State authorities say there were no fatalities.
"I saw it. I was less than 50 feet away from the truck when it hit it," witness Dale Ogden told KING 5. "I had just passed it in the fast lane southbound and it had an oversized load. It was approximately 12 feet wide and over 14 feet tall. It was in the slow lane when I came by...I was behind the flag car and in front of the truck in the other lane and I saw the whip - normally tells you how high they can clear - start hitting the bridge. I looked in my rearview mirror knowing this was not going to turn out well."
"I saw the truck strike the right corner of the bridge. It almost tipped the truck over but it came back down. It tipped it up to about a 30 degree angle to the left and it came back down on its wheels and almost instantaneously behind that I saw girders falling in my rearview mirror."
Washington State Patrol is investigating the incident and is asking anyone who witnessed the truck hitting the bridge to contact them at 1-360-654-1204.

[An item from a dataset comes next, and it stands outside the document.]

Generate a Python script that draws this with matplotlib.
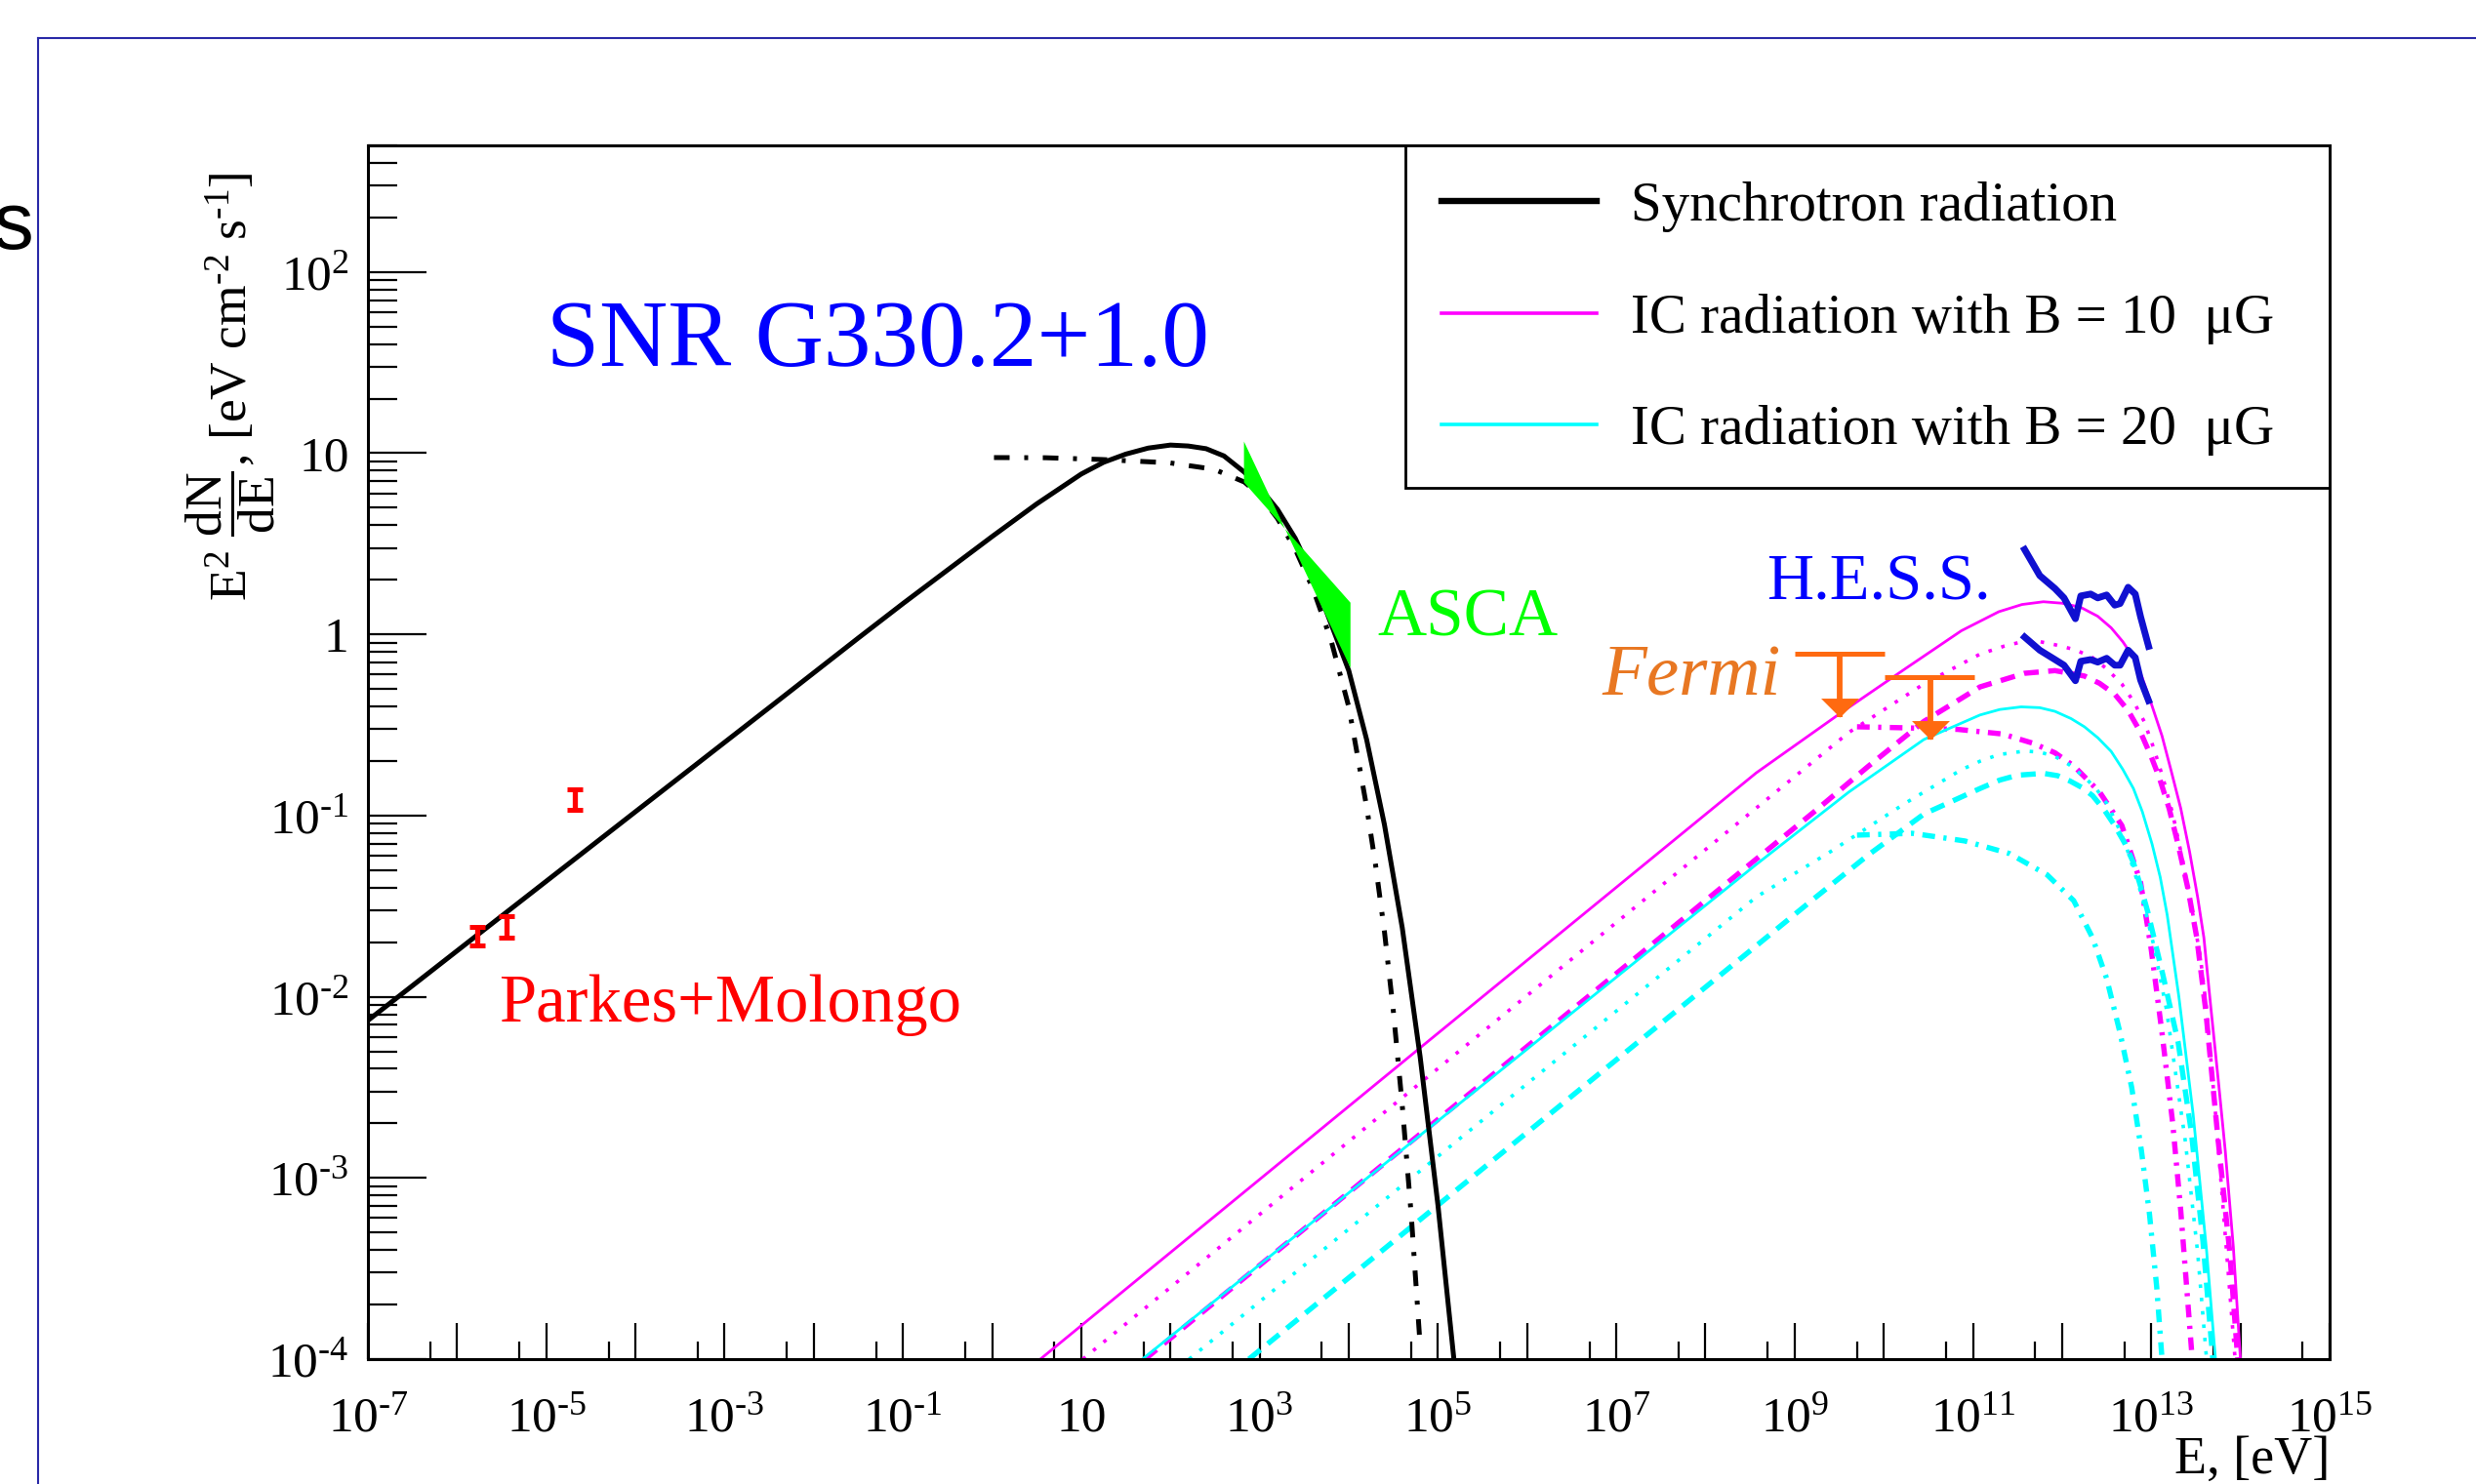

Xavier Grospe, 62, who lives near the river, said he could see three cars with what appeared to be one person per vehicle. The vehicles were sitting still in the water, partially submerged and partly above the waterline, and the apparent drivers were sitting either on top of the vehicles or on the edge of open windows.
Helicopter footage showed several rescue boats at the bridge collapse scene with several ambulances waiting on the shore. One rescue boat left the scene with one person strapped into a stretcher.
A damaged red car and a damaged pickup truck were visible in the water, which appeared so shallow it barely reached the top of the car's hood. Crowds of people lined the river and watched the scene unfold.
Skagit County Sheriff Will Reichardt said rescue crews were nearby when they got the call.
"It was very fortunate that we literally had our boat operator on duty in the water in the area when the call came in. We were in the water within a few minutes," said Reichardt.
Bridge listed as 'functionally obsolete'
The bridge is not considered structurally deficient but is listed as being "functionally obsolete" - a category meaning that their design is outdated, such as having narrow shoulders or low clearance underneath, according to a database compiled by the Federal Highway Administration.
The bridge was built in 1955 and has a sufficiency rating of 57.4 out of 100, according to federal records. That is well below the statewide average rating of 80, according to an Associated Press analysis of federal data, but 759 bridges in the state have a lower sufficiency score.
According to a 2012 Skagit County Public Works Department, 42 of the county's 108 bridges that are 50 years or older. The document says eight of the bridges are more than 70 years old and two are over 80.
Washington state was given a C in the American Society of Civil Engineers' 2013 infrastructure report card and a C- when it came to the state's bridges. The group said more than a quarter of Washington's 7,840 bridges are considered structurally deficient of functionally obsolete.